Evaluating the Gradient at a Point
To find the gradient at a specific point, say (1, 2), just plug in the values:
∇f(1, 2) = (2(1) + 3(2), 3(1) + 2(2)) = (2 + 6, 3 + 4) = (8, 7)
The resulting vector (8, 7) points in the direction of steepest ascent from that point. Its magnitude tells you how steep the climb is at that location.
Real-World Applications
Gradients aren't just textbook math. They show up everywhere that matters.
Machine Learning
Every neural network trains using gradient descent. The loss function tells you how wrong your predictions are. The gradient tells you which direction to adjust weights to reduce that error. No gradient, no training.
Physics
Electric fields are the negative gradient of electric potential. Heat flows along temperature gradients. Fluid flow follows pressure gradients. Physics is gradient-driven at a fundamental level.
Computer Graphics
Gradients define surface normals, lighting calculations, and normal mapping. When lighting looks realistic in a game, gradients are working behind the scenes.
Optimization
Any optimization problem involving smooth functions uses gradients. Route planning, resource allocation, portfolio optimization—all rely on gradient information to find better solutions.
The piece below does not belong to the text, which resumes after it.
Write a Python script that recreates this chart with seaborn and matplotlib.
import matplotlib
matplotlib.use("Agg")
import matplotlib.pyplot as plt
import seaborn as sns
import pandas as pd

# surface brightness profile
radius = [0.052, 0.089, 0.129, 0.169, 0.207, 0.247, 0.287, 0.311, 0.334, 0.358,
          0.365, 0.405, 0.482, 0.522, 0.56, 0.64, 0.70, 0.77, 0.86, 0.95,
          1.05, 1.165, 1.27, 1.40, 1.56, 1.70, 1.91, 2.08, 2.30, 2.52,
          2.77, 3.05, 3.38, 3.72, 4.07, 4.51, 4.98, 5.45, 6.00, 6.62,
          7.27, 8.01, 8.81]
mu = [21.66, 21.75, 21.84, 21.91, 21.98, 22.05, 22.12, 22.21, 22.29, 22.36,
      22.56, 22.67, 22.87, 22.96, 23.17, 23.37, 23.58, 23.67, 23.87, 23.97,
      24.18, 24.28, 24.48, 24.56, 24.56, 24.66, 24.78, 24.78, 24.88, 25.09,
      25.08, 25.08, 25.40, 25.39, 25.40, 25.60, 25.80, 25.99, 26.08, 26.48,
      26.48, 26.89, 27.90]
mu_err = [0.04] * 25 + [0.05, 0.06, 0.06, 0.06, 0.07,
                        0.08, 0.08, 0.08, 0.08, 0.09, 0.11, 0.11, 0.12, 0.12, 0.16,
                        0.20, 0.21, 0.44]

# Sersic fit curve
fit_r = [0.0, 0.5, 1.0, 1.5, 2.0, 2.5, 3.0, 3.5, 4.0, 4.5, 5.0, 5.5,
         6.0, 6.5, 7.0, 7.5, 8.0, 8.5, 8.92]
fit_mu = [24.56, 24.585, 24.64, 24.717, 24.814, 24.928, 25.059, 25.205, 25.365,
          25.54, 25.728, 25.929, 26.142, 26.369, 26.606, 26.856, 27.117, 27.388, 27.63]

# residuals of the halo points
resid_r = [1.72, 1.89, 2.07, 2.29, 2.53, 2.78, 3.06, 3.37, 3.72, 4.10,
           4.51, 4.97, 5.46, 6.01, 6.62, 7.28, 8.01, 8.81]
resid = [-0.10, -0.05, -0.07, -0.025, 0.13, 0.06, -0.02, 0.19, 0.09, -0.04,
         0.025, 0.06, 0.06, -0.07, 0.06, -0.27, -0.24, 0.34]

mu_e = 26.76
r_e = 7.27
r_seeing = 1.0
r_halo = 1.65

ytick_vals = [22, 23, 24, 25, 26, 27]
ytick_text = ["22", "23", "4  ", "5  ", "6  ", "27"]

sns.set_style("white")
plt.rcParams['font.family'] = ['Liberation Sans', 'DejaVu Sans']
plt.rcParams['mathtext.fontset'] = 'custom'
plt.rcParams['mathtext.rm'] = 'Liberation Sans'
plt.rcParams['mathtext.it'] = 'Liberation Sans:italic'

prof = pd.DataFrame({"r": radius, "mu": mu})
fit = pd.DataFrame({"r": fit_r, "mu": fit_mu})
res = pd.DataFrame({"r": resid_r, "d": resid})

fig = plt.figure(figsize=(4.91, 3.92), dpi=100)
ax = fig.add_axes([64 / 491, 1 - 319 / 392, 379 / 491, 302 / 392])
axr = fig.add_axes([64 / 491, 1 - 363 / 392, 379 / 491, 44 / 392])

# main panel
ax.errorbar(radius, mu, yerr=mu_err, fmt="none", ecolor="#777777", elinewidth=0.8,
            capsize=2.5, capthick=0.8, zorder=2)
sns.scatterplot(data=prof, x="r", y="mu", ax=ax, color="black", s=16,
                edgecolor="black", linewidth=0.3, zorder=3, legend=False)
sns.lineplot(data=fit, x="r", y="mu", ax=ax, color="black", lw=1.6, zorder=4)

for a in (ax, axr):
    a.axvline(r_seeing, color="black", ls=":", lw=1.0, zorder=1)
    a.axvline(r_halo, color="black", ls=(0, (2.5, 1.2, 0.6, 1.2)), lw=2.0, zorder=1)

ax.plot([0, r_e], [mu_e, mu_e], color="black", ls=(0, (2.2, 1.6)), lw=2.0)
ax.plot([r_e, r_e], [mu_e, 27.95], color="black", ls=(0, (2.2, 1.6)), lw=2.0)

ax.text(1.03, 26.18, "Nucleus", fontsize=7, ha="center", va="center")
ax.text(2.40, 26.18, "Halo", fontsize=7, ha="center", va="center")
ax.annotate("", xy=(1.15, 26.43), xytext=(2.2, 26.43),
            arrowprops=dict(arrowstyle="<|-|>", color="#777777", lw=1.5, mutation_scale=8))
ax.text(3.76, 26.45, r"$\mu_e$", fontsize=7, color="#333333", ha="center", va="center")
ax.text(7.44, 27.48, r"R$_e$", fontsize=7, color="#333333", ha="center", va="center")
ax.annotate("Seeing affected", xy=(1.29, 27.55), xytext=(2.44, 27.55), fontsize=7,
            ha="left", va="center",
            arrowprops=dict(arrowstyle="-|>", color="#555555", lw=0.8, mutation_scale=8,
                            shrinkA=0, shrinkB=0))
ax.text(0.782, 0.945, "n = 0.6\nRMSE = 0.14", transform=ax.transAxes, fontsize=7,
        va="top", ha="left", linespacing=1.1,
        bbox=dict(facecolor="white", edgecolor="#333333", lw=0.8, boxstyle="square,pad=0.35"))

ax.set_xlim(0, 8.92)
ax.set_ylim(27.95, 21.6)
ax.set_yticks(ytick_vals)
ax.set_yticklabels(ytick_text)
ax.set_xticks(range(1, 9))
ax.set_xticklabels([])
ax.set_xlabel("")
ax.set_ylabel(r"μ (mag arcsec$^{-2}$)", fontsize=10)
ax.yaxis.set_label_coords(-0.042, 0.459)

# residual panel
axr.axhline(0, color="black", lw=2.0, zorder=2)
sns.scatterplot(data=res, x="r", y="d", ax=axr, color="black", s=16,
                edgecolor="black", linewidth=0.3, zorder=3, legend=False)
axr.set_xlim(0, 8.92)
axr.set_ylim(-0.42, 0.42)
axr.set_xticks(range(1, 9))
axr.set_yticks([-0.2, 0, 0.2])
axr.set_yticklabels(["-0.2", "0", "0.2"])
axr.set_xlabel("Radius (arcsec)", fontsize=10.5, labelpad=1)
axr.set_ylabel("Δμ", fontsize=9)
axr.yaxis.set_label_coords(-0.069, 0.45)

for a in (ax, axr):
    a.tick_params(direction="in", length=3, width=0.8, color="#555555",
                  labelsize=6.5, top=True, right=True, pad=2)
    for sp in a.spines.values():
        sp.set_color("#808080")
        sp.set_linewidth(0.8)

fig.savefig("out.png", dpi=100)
Gradient Descent: The Practical Tool
Gradient descent is the algorithm that uses gradients to find minima. It's the workhorse of modern optimization.
The process:
- Start at some point
- Calculate the gradient
- Move in the opposite direction (that's the descent part)
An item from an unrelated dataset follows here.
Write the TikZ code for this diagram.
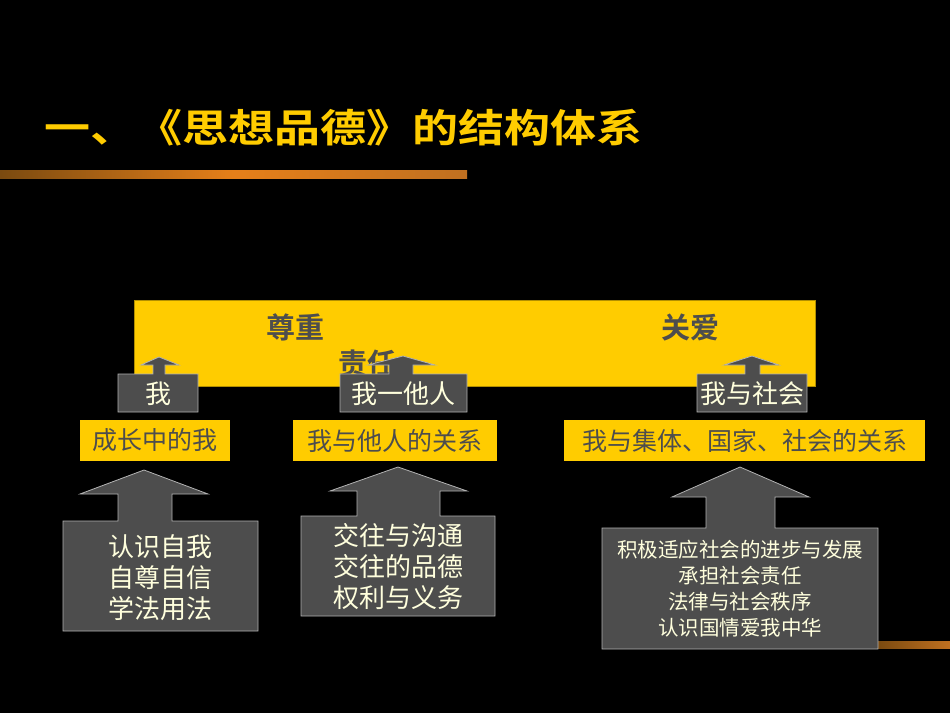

- Repeat until the gradient is near zero
The learning rate controls how big each step is. Too large and you'll overshoot. Too small and you'll take forever. This is not a solved problem—choosing learning rates is still part art, part experimentation.
A Quick Comparison
| Method | Speed | Accuracy | Best For |
|---|---|---|---|
| Batch Gradient Descent | Slow | High | Small datasets |
| Stochastic Gradient Descent | Fast | Lower | Large datasets |
| Momentum-based | Medium | Good | Escaping saddle points |
| Adam Optimizer | Fast | Very Good | Deep learning |
Common Misconceptions
The gradient always points uphill. Yes. If you want to descend, move opposite to the gradient.
The gradient is unique. Every smooth point has exactly one gradient. It's a deterministic property of the function at that location.
Zero gradient means you've found a minimum. Not always. It could be a maximum, a saddle point, or just a flat region. The second derivative (Hessian) tells you which.
Gradients only exist for differentiable functions. Mostly true. Nondifferentiable points have no well-defined gradient. This matters when your optimization hits a corner or discontinuity.
Getting Started: Practical Checklist
- Identify your function and its variables
- Verify it's differentiable in your region of interest
- Calculate each partial derivative systematically
- Pack results into a vector
- Interpret the direction and magnitude for your specific problem
For most practical work, you'll use software to compute gradients automatically. Libraries like PyTorch, TensorFlow, and JAX compute gradients via automatic differentiation. You don't usually calculate them by hand.
But understanding what the gradient represents and why it points where it does—that understanding separates people who just use these tools from people who understand them.